__Data entries__
◇ ◇ ◇ ◇ ◇ ◇ ◇
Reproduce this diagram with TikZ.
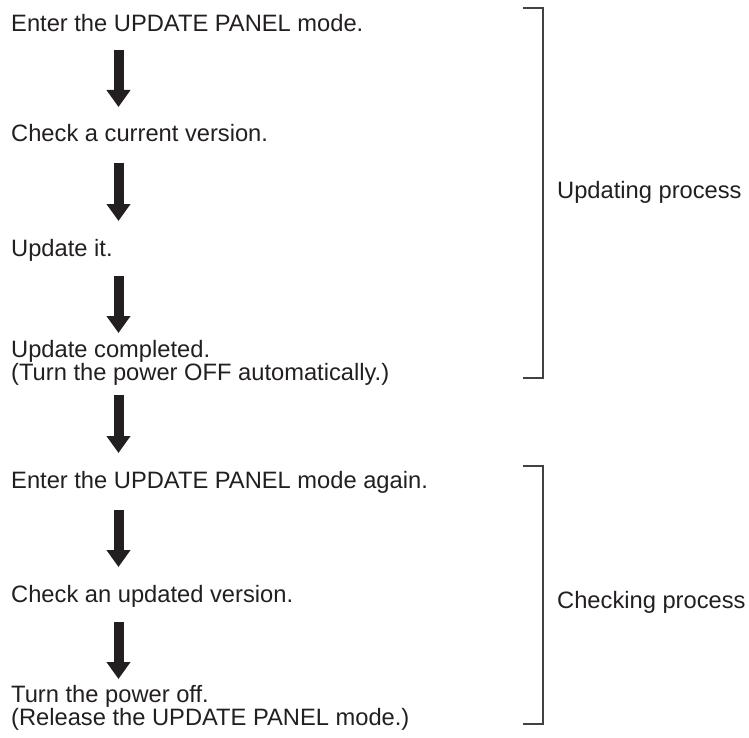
◇ ◇ ◇ ◇ ◇ ◇ ◇
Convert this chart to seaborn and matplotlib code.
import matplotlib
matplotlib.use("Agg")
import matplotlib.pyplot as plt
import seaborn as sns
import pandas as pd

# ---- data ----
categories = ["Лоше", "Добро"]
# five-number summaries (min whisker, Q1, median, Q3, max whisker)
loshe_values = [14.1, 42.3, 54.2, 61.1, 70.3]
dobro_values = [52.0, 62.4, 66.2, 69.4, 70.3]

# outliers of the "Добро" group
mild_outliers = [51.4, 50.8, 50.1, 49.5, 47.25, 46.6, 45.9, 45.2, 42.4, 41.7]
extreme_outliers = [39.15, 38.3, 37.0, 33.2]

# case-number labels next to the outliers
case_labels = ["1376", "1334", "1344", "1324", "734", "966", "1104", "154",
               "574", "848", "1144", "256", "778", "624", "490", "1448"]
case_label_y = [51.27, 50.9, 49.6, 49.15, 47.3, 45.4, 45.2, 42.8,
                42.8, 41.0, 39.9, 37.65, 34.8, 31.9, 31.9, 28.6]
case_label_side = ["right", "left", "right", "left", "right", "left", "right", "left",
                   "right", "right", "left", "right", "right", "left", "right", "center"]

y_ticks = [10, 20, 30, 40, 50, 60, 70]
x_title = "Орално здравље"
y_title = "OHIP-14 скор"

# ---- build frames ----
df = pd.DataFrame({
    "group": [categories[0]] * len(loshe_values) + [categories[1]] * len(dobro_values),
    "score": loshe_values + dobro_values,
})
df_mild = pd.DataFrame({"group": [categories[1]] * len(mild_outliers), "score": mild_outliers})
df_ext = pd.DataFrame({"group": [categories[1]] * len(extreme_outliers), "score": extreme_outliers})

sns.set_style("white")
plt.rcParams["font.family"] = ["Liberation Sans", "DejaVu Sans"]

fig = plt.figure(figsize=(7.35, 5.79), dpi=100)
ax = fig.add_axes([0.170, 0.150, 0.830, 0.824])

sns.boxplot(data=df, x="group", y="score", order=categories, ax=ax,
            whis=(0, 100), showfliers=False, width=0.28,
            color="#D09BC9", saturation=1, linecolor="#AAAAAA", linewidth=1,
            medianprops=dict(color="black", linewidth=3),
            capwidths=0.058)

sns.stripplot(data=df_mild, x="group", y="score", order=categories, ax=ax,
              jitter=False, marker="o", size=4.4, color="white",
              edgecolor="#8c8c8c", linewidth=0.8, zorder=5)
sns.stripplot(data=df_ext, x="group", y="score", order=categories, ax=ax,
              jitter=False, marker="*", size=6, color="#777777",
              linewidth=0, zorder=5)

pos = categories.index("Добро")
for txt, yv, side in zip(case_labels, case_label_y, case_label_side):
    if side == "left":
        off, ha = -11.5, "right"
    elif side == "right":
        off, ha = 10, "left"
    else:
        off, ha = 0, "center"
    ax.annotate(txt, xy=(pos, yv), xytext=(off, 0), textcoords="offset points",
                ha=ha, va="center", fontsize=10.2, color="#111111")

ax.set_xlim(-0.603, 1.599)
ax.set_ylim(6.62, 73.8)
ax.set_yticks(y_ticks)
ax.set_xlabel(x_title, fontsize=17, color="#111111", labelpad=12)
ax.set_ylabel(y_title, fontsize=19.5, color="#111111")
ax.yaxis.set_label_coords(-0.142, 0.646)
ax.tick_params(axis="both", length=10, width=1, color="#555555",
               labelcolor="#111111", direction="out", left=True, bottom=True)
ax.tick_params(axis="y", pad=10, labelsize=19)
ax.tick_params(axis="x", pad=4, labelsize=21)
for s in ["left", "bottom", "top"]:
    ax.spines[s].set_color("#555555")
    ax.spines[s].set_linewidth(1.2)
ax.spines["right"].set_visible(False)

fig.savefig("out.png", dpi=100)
◇ ◇ ◇ ◇ ◇ ◇ ◇
Within the listing above, the range opens at the line with "Convert this chart" and closes at the line with "import pandas as pd". Reproduce exactly the lines of that range, including both ends.

Convert this chart to seaborn and matplotlib code.
import matplotlib
matplotlib.use("Agg")
import matplotlib.pyplot as plt
import seaborn as sns
import pandas as pd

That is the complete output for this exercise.